From bad12527baa2a0bae55531d0f75eabe1b0d84662 Mon Sep 17 00:00:00 2001
From: Pavan Tummala <tummalapavan10@gmail.com>
Date: Wed, 20 Aug 2025 03:54:41 +0530
Subject: [PATCH 1/2] Added from_logits flag

---
 src/metrax/classification_metrics.py      | 47 +++++++++++-
 src/metrax/classification_metrics_test.py | 87 +++++++++++++++++------
 2 files changed, 109 insertions(+), 25 deletions(-)

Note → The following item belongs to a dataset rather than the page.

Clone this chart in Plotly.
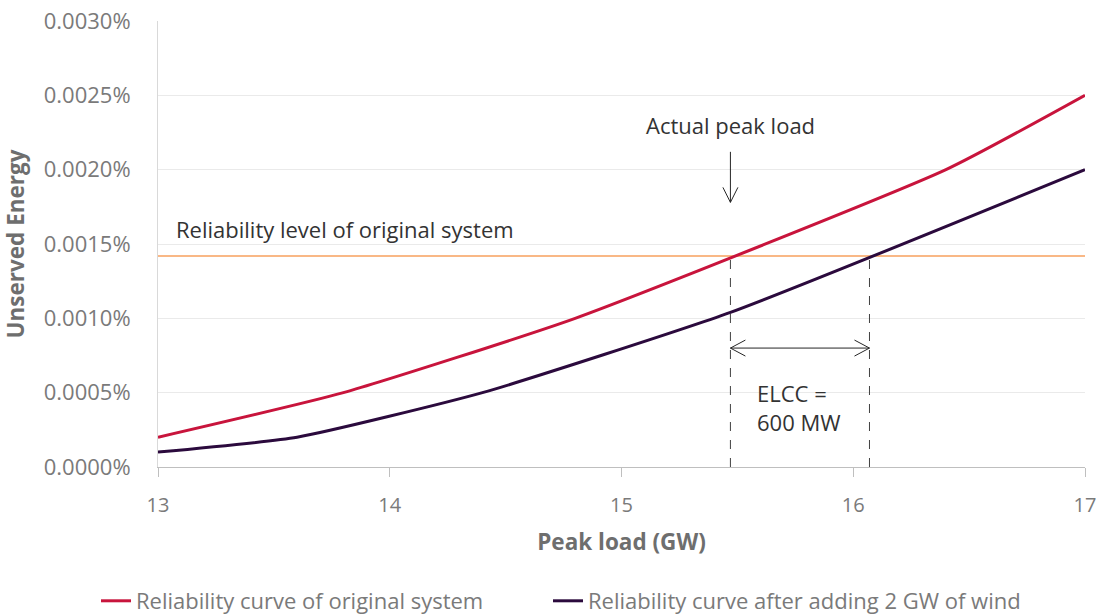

diff --git a/src/metrax/classification_metrics.py b/src/metrax/classification_metrics.py
index 57f054d..5025e5c 100644
--- a/src/metrax/classification_metrics.py
+++ b/src/metrax/classification_metrics.py
@@ -43,6 +43,23 @@ def _default_threshold(num_thresholds: int) -> jax.Array:
   return thresholds
 
 
+def _convert_logits_to_probabilities(
+    predictions: jax.Array, from_logits: bool )-> jax.Array:
+    """Converts logits to probabilities if `from_logits` is True.   
+    Args:
+        predictions: JAX array of predicted values, expected to be logits if `from_logits` is True.
+        from_logits: Boolean indicating whether `predictions` are logits.
+    Returns:
+        JAX array of probabilities if `from_logits` is True, otherwise returns `predictions` unchanged.
+    """ 
+    print(f"predictions_before.shape: {predictions.shape}, from_logits: {from_logits}")
+    if from_logits:
+        predictions = jax.nn.softmax(predictions, axis=-1)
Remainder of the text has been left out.